Filed under: Uncategorized — Grey Goose, Dirty @ 6:46 pm

So weird. Or maybe not. We texted pretty much the entire day yesterday. He’s sent me ‘good morning, Grey’ texts the past couple of days. That alone is enough to make me smile and I KNOW how lame that makes me sound. Whatever. It just does. Feel free to unfollow me.

He sent me a text when he was off work last night. Didn’t hear much from him after that. We send each other U Tube links to songs we like throughout the day. We chat about nothing. He sends me pics of where he’s working. Last night, aside from 2 music links sent, I heard nothing.

He has a hard job when he’s away. He works long hours. I assume he’s exhausted when he gets off work. The fact that we used to have 8 hour phone conversations though makes me wonder. I do believe he’s a loner at heart. I do also believe that he’s kind of desperate to find someone. I don’t mean desperate in a ‘he’s a loser and should feel lucky that anyone will give him the time of day’ way. He’s not. He’s highly intelligent, he’s super attractive, he’s upbeat and friendly. He’s also new to online dating and I am just going to assume that as quickly as he moved with me, he will with the next one. He responds to ALL online messages that he receives. He feels that it’s rude not to. He is quick to give out his phone number and exchange personal information. In the one day that he was online before, in addition to sending out countless messages, he had already invited someone over to watch a movie (and, I swear to god, he was actually going to watch a movie), had a date set up, had spoken to someone at length already (who he proceeded to confuse me with in details) and me. I tried to warn him, when we 1st started chatting, that there are some weird and dishonest people online and that he just got lucky finding me as I’m one of the more normal ones (shut up! I am!).

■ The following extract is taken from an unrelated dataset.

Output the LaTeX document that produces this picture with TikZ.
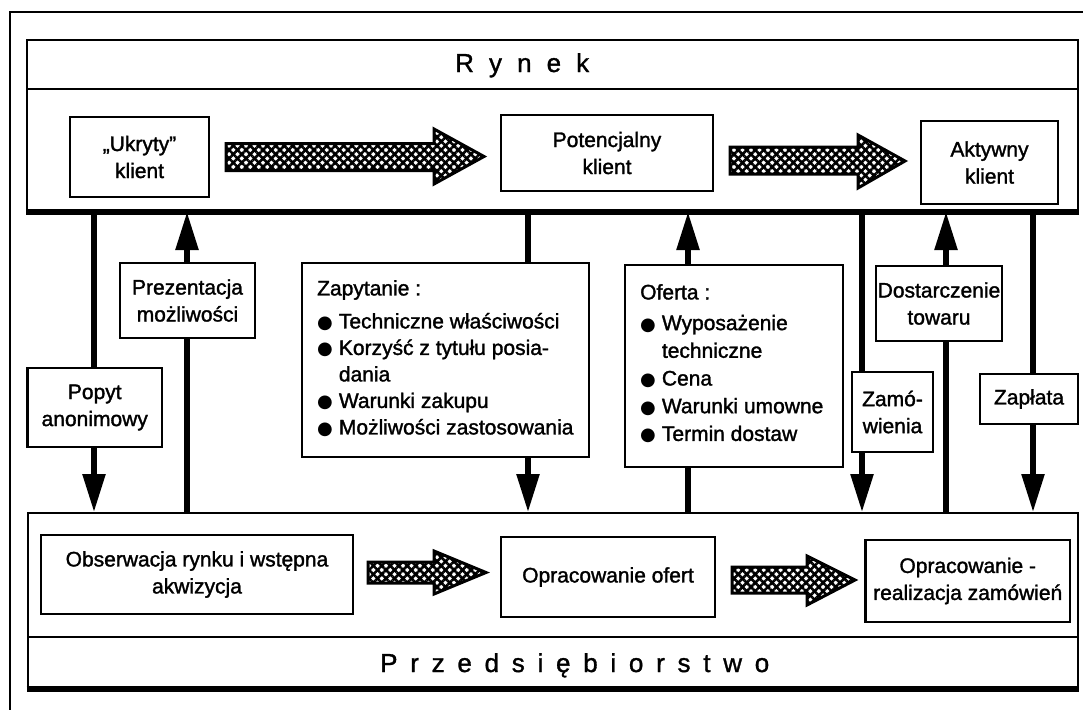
\documentclass[tikz,border=0pt]{standalone}
\usepackage{fontspec}
\setmainfont{Liberation Sans}[FakeBold=1.5]
\newfontfamily\symfont{DejaVu Sans}
\newfontfamily\spacedA{Liberation Sans}[LetterSpace=58,FakeBold=1.2]
\newfontfamily\spacedB{Liberation Sans}[LetterSpace=49,FakeBold=1.2]
\usetikzlibrary{arrows.meta,patterns.meta}
\newcommand{\bul}{{\symfont\fontsize{18}{18}\selectfont ●}\hspace{6pt}}
\begin{document}
\begin{tikzpicture}[x=1pt,y=-1pt,
  frame/.style={draw, line width=2pt, inner sep=0pt},
  box/.style={draw, line width=2.4pt, fill=white, inner sep=0pt, align=center,
    font=\fontsize{21}{27}\selectfont},
  listtext/.style={inner sep=0pt, align=left, anchor=north west},
  conn/.style={line width=5.5pt, -{Triangle[length=38pt,width=22pt]}},
  hatch/.style={draw, line width=3pt, line join=miter,
    preaction={pattern={Lines[angle=45,distance=6pt,line width=2.6pt]}},
    pattern={Lines[angle=-45,distance=6pt,line width=2.6pt]}}]
\useasboundingbox (0,0) rectangle (1083,710);
\fill[white] (0,0) rectangle (1083,710);
% outer frame
\draw[line width=1.8pt] (1083,12) -- (10,12) -- (10,710);
% market and company frames
\node[frame, minimum width=1051pt, minimum height=171pt] (rynek) at (552.5,125.5) {};
\draw[line width=2pt] (27,89) -- (1078,89);
\draw[line width=6pt] (rynek.south west) -- (rynek.south east);
\node[anchor=base west, inner sep=0pt, font=\spacedA\fontsize{26}{26}\selectfont] (rynekt) at (455,72) {Rynek};
\node[frame, minimum width=1050pt, minimum height=175pt] (przed) at (552.5,600.5) {};
\draw[line width=2pt] (28,637) -- (1077,637);
\draw[line width=6pt] (przed.south west) -- (przed.south east);
\node[anchor=base west, inner sep=0pt, font=\spacedB\fontsize{26}{26}\selectfont] (przedt) at (380,672) {Przedsiębiorstwo};
% connector positions
\coordinate (c1) at (94,0);
\coordinate (c2) at (187,0);
\coordinate (c3) at (528,0);
\coordinate (c4) at (688,0);
\coordinate (c5) at (862,0);
\coordinate (c6) at (946,0);
\coordinate (c7) at (1033,0);
\draw[conn] (c1 |- rynek.south) -- (c1 |- przed.north);
\draw[conn] (c2 |- przed.north) -- (c2 |- rynek.south);
\draw[conn] (c3 |- rynek.south) -- (c3 |- przed.north);
\draw[conn] (c4 |- przed.north) -- (c4 |- rynek.south);
\draw[conn] (c5 |- rynek.south) -- (c5 |- przed.north);
\draw[conn] (c6 |- przed.north) -- (c6 |- rynek.south);
\draw[conn] (c7 |- rynek.south) -- (c7 |- przed.north);
% top boxes
\node[box, minimum width=139pt, minimum height=80pt] (ukryty) at (139.5,157) {„Ukryty”\\klient};
\node[box, minimum width=212pt, minimum height=76pt] (potenc) at (607,153) {Potencjalny\\klient};
\node[box, minimum width=137pt, minimum height=83pt] (aktyw) at (989.5,162.5) {Aktywny\\klient};
% hatched arrows
\path[hatch] (226,143.5) -- (434,143.5) -- (434,129) -- (484,156.5) -- (434,184) -- (434,170.5) -- (226,170.5) -- cycle;
\path[hatch] (730,147) -- (858,147) -- (858,135) -- (905,161) -- (858,188) -- (858,174) -- (730,174) -- cycle;
\path[hatch] (368,562) -- (434,562) -- (434,551) -- (486,572.5) -- (434,594) -- (434,583) -- (368,583) -- cycle;
\path[hatch] (732,567) -- (807,567) -- (807,556) -- (855,580) -- (807,605) -- (807,593) -- (732,593) -- cycle;
% middle boxes
\node[box, minimum width=135pt, minimum height=75pt] (prez) at (187.5,300.5) {Prezentacja\\możliwości};
\node[box, minimum width=134.5pt, minimum height=79pt] (popyt) at (94.75,407.5) {Popyt\\anonimowy};
\node[box, minimum width=287pt, minimum height=194pt] (zap) at (445.5,360) {};
\node[listtext, font=\fontsize{21}{26.5}\selectfont] (zaptext) at (317,280) {Zapytanie :\\[6.5pt]
\bul Techniczne właściwości\\
\bul Korzyść z tytułu posia-\\
\phantom{\bul}dania\\
\bul Warunki zakupu\\
\bul Możliwości zastosowania};
\node[box, minimum width=218pt, minimum height=202pt] (ofer) at (734,366) {};
\node[listtext, font=\fontsize{21}{27.7}\selectfont] (ofertext) at (640,284) {Oferta :\\[3pt]
\bul Wyposażenie\\
\phantom{\bul}techniczne\\
\bul Cena\\
\bul Warunki umowne\\
\bul Termin dostaw};
\node[box, minimum width=126pt, minimum height=75pt] (dost) at (939,303.5) {Dostarczenie\\towaru};
\node[box, minimum width=81pt, minimum height=80pt] (zam) at (892.5,412) {Zamó-\\wienia};
\node[box, minimum width=98pt, minimum height=50pt] (zapl) at (1029,399) {Zapłata};
% bottom boxes
\node[box, minimum width=312pt, minimum height=79pt] (obs) at (197,574.5) {Obserwacja rynku i wstępna\\akwizycja};
\node[box, minimum width=214pt, minimum height=80pt] (oprof) at (608,577) {Opracowanie ofert};
\node[box, minimum width=204.5pt, minimum height=82pt] (oprreal) at (967.75,581) {Opracowanie -\\realizacja zamówień};
\end{tikzpicture}
\end{document}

I feel as if he’s already back online looking. Attempting to line up dates for when he gets back to town on Thursday. I also feel he may have been back on line before he dumped me. He assumed that I was (I wasn’t), so I’m pretty sure he re-activated his profile last week. I have no idea whether this is true or not, but our lack of evening contact leads me to believe that he’s concentrating on others. Or maybe not. Maybe he’s reading. Maybe he’s playing minecraft. Maybe he’s talking to his brother or his friends on the phone. Maybe he’s sleeping. I just don’t know. It’s just how my mind works. 😦

I’ve always been this way. Kind of why I hate text messaging. If someone, who I know has his phone with him pretty much always, takes more than 32 milliseconds to respond, I automatically assume they’re ignoring me. That we’re over. It’s the most horrible habit in the world and SO self defeating. I never mention this to them as it would sound as lame and needy as it truly is and would probably send them running in the opposite direction, so I just keep this dirty little secret to myself and create scenarios that may, or may not be linked to any semblance of reality.